According to validation results (Table 2), the measured time to reach the safe zone from selected validation routes is lower than it is calculated by PEAT. Therefore, for those three routes (Fig. 6, 7, and 9), evacuation is possible with 1.1 m/s speed according to the proposed evacuation time of PEAT. However, in the case of the Bitez-2 validation route (Fig. 8), field experts thought that the selected route was within the hazard zone and walked 40 m more than it is calculated by PEAT for that route even there is no panic situation during validation.
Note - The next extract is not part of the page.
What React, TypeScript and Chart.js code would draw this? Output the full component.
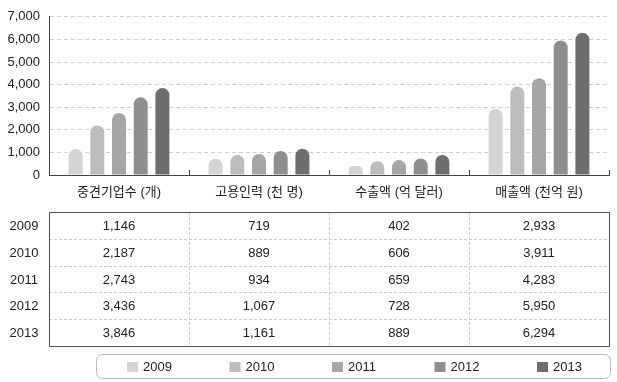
import React, { useEffect, useRef } from "react";
import { Chart, registerables } from "chart.js";

Chart.register(...registerables);

const categories = ["중견기업수 (개)", "고용인력 (천 명)", "수출액 (억 달러)", "매출액 (천억 원)"];
const years = ["2009", "2010", "2011", "2012", "2013"];
const v2009 = [1146, 719, 402, 2933];
const v2010 = [2187, 889, 606, 3911];
const v2011 = [2743, 934, 659, 4283];
const v2012 = [3436, 1067, 728, 5950];
const v2013 = [3846, 1161, 889, 6294];
const seriesValues = [v2009, v2010, v2011, v2012, v2013];
const yMax = 7000;
const yStep = 1000;
const colors = ["#d4d4d4", "#bdbdbd", "#a6a6a6", "#8f8f8f", "#6e6e6e"];

const FONT = "'Liberation Sans', 'Noto Sans CJK KR', sans-serif";
const fmt = (n: number) => n.toLocaleString("en-US");

const extrasPlugin = {
  id: "extras",
  afterDraw(chart: any) {
    const { ctx, chartArea } = chart;
    const x = chart.scales.x;
    const n = categories.length;
    const colW = (chartArea.right - chartArea.left) / n;
    ctx.save();
    // category boundary ticks
    ctx.strokeStyle = "#444";
    ctx.lineWidth = 1;
    for (let i = 1; i <= n; i++) {
      const bx = Math.round(chartArea.left + i * colW) + 0.5;
      ctx.beginPath();
      ctx.moveTo(bx, chartArea.bottom);
      ctx.lineTo(bx, chartArea.bottom - 5);
      ctx.stroke();
    }
    // table
    const top = 212;
    const rowH = 26.8;
    const rows = years.length;
    const left = chartArea.left;
    const right = chartArea.right;
    ctx.setLineDash([3, 2]);
    ctx.strokeStyle = "#cccccc";
    for (let r = 1; r < rows; r++) {
      const yy = Math.round(top + r * rowH) + 0.5;
      ctx.beginPath();
      ctx.moveTo(left, yy);
      ctx.lineTo(right, yy);
      ctx.stroke();
    }
    for (let c = 1; c < n; c++) {
      const xx = Math.round(left + c * colW) + 0.5;
      ctx.beginPath();
      ctx.moveTo(xx, top);
      ctx.lineTo(xx, top + rows * rowH);
      ctx.stroke();
    }
    ctx.setLineDash([]);
    ctx.strokeStyle = "#555";
    ctx.strokeRect(Math.round(left) + 0.5, top + 0.5, Math.round(right - left), Math.round(rows * rowH));
    ctx.fillStyle = "#222";
    ctx.font = `13px ${FONT}`;
    ctx.textAlign = "center";
    ctx.textBaseline = "middle";
    for (let r = 0; r < rows; r++) {
      const cy = top + (r + 0.5) * rowH + 1;
      ctx.fillText(years[r], 24, cy);
      for (let c = 0; c < n; c++) {
        const cx = x.getPixelForValue(c);
        ctx.fillText(fmt(seriesValues[r][c]), cx, cy);
      }
    }
    // legend
    const lx = 96, ly = 354, lw = 514, lh = 24;
    ctx.strokeStyle = "#bbbbbb";
    ctx.beginPath();
    ctx.roundRect(lx + 0.5, ly + 0.5, lw, lh, 6);
    ctx.stroke();
    ctx.textAlign = "left";
    chart.data.datasets.forEach((ds: any, i: number) => {
      const sx = 127 + i * 102.5;
      ctx.fillStyle = ds.backgroundColor;
      ctx.fillRect(sx, 362, 11, 10);
      ctx.fillStyle = "#222";
      ctx.fillText(ds.label, sx + 16, 367.5);
    });
    ctx.restore();
  },
};

export default function App() {
  const ref = useRef<HTMLCanvasElement>(null);
  useEffect(() => {
    if (!ref.current) return;
    const chart = new Chart(ref.current, {
      type: "bar",
      data: {
        labels: categories,
        datasets: years.map((y, i) => ({
          label: y,
          data: seriesValues[i],
          backgroundColor: colors[i],
          borderRadius: { topLeft: 7, topRight: 7, bottomLeft: 0, bottomRight: 0 },
          borderSkipped: false,
          categoryPercentage: 0.775,
          barPercentage: 0.645,
        })),
      },
      options: {
        responsive: false,
        animation: false,
        layout: { padding: { top: 14, left: 0, right: 8, bottom: 0 } },
        plugins: { legend: { display: false }, tooltip: { enabled: false } },
        scales: {
          x: {
            grid: { display: false },
            border: { display: true, color: "#444", width: 1 },
            ticks: { color: "#222", font: { family: FONT, size: 13 }, padding: 2 },
            afterFit: (s: any) => {
              s.height = 207;
            },
          },
          y: {
            min: 0,
            max: yMax,
            ticks: {
              stepSize: yStep,
              color: "#222",
              font: { family: FONT, size: 13 },
              padding: 9,
              callback: (v: any) => fmt(Number(v)),
            },
            grid: {
              drawTicks: false,
              color: (c: any) => (c.tick && c.tick.value === 0 ? "rgba(0,0,0,0)" : "#d0d0d0"),
            },
            border: { display: true, color: "#444", width: 1, dash: [4, 3] },
            afterFit: (s: any) => {
              s.width = 49;
            },
          },
        },
      },
      plugins: [extrasPlugin],
    });
    return () => chart.destroy();
  }, []);
  return (
    <div style={{ position: "fixed", left: 0, top: 0, width: 617, height: 382, background: "#fff" }}>
      <canvas ref={ref} width={617} height={382} style={{ width: 617, height: 382 }} />
    </div>
  );
}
As shown in Fig. 8, there is a valley where the hazard zone continues 40 m more right next to the validation route. Increasing the accuracy and decreasing the misinterpretation and confusion of evacuees depends on using detailed and high-resolution data.
Table 2
Measurements during the walk on validation routes
Validation Route | Evacuation Time from PEAT Results (min) | Measured Distance (m) | Measured Time (min) | Average Speed (m/s) |
Gumbet | 3 | 124 | 2.32 | 0.82 |
Bitez-1 | 4 | 171 | 2.52 | 0.99 |
Bitez-2 | 5 | 356 | 5.35 | 1.06 |
Yahsi | 6 | 361 | 5.35 | 1.08 |